Afghanistan '11 - A Different Take on Strategic War Games
It was late September 2011 and a young Army Specialist was taking his first trip "outside of the wire" in a convoy for the first time. He loaded up his equipment into the Mine-Resistant Ambush Protected (MRAP) vehicle and sat nervously in the staging yard, waiting to roll out. The convoy wasn't long, roughly an hour long trip, but trouble is quick and dynamic. Thankfully this trip went off without a hitch and he found himself with a lot of work to do for the next few weeks on a small combat outpost.
The above story both is and isn't from Afghanistan '11. It took place there, but not in the game -- in my actual Life. In 2011 I was deployed in support of Operation Enduring Freedom in eastern Afghanistan. For 12 months the mountains were my home and the mortars were my reminder that I wasn't exactly welcome there. So for me, Afghanistan '11 (A11) had a lot to live up to.
In A11 you play the role of the commander of U.S. operations. Every decision, every patrol, every mistake is yours and yours alone. The game has 4 tutorial missions and 18 playable campaign missions. This game isn't like your traditional turn-based war strategy game as the game is based on the idea of Counter-Insurgency, also known as COIN, which is based around winning the support of the local population through various methods.
You can build relations with the local population by having regular infantry patrols to the outlying villages. You can also deliver humanitarian supplies and even build water towers for the villages for a boost in popularity. There are a number of factors that have to be taken into account before you do things which touches on the logistics that soldiers are faced with in the actual theater such as running out of rations/fuel/ammunition.
There are also hazards that you have to look out for, such as Improvised Explosive Devices (IEDS) that can cause severe damage and even death to your units, causing a loss of support back at home and less trust from the local population.
In close to every mission your goal is to make sure that your H&M, hearts and minds rating, is at least over 50. This can be difficult at times as there are so many things that you're going to be juggling. Do you send an infantry unit out on a patrol to a village to try to gain some points or do you send them as security with your supply truck that is desperately needed at one of your Forward Operating Bases (FOB)?
I feel that the H&M system fits really well into this game. This is an actual factor that we had to deal with while I was in Afghanistan -- we wanted the local population to want our help. Villages that like you are willing to share intel, like where IEDs have been planted or where enemy forces are on the map. There are also a number of ways to both gain and lose H&M.

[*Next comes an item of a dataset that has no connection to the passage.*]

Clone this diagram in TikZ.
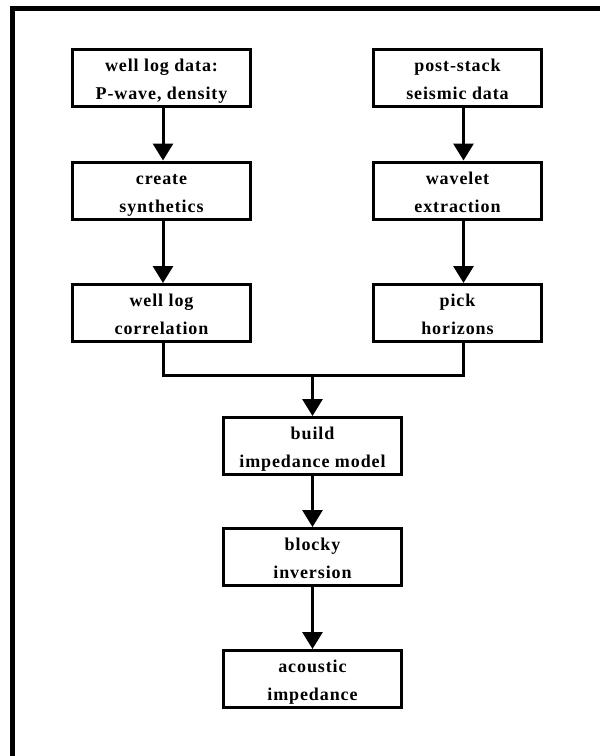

Sure, you took out that poppy field making it harder for the insurgents to fund their campaign but the village didn't like that. They do like it when you neutralize insurgent forces nearby, however. Or when you come with a truck loaded up with humanitarian aid.
Political Points, PP, function in a similar way but it's more concerned with support from the people of the United States. PP is also the driving force of your capabilities in theater, so if you're in the negative you're not going to be able to do much.
You can gain PP by destroying poppy fields, neutralizing insurgents, and disabling IEDs. You can also easily lose PP from units taking damage/being destroyed which can happen at a moment's notice from a well-placed ambush.
The team over at Every Single Soldier did a pretty good job with unit selections and balancing the units. Every unit type plays its part in the greater scheme of things and no one unit feels like it's overpowered. I personally like the fact that they made it so that the special forces units are the ones that train the Afghan National Army units, much like how it's actually been done in the past.
Eventually, the goal is to actually hand over command to the ANA so it's important to juggle having your special forces units train the ANA as well as using them and their special abilities to secure objectives that might prove difficult for other units.
Another interesting realism factor in A11 is the elections system. as you start getting longer into the missions elections will be held which can really significantly impact the game in a number of ways. Villages could be more or less helpful, intel harder to get, and penalties for your actions being more serious. You can use some of your precious PP to help sway the election in favor of a candidate of choice or leave it up to the luck of the draw.
Even the achievement system is based around the Army "Dress Blues" or Class A uniform. There are a few of the awards that are not properly named like the Combat Action Badge being called an Infantry Assault Badge, and some of the other awards not being properly labeled so hopefully, they can get that ironed out in a follow-up patch.
Afghanistan '11 was an interesting game to play from the standpoint of someone who had actually been there and experienced aspects of it firsthand. The graphics are good but not really a big focal point of the game. Where this game's strength lies is the tactical play. You're constantly thinking about your next move. Do you use your chinook to deliver supplies to the FOB or do you risk taking the roads that might have IEDs? Do you try to train one more ANA unit, or have your special forces team take out some poppy fields? Do you build the water tower for the nearby village or use your PP to bring in another unit?
At only 10 hours and the first 3 missions completed there is still so much game left to play. And with a price tag of $29.99, it's an affordable title with lots of replay value. If you're a fan of turn-based strategy and you're looking for something a bit different I would recommend Afghanistan '11. You can find the steam page here and, at the time of writing this review the game is on sale for $26.99.
Note: A copy of this game was provided by the developer for review.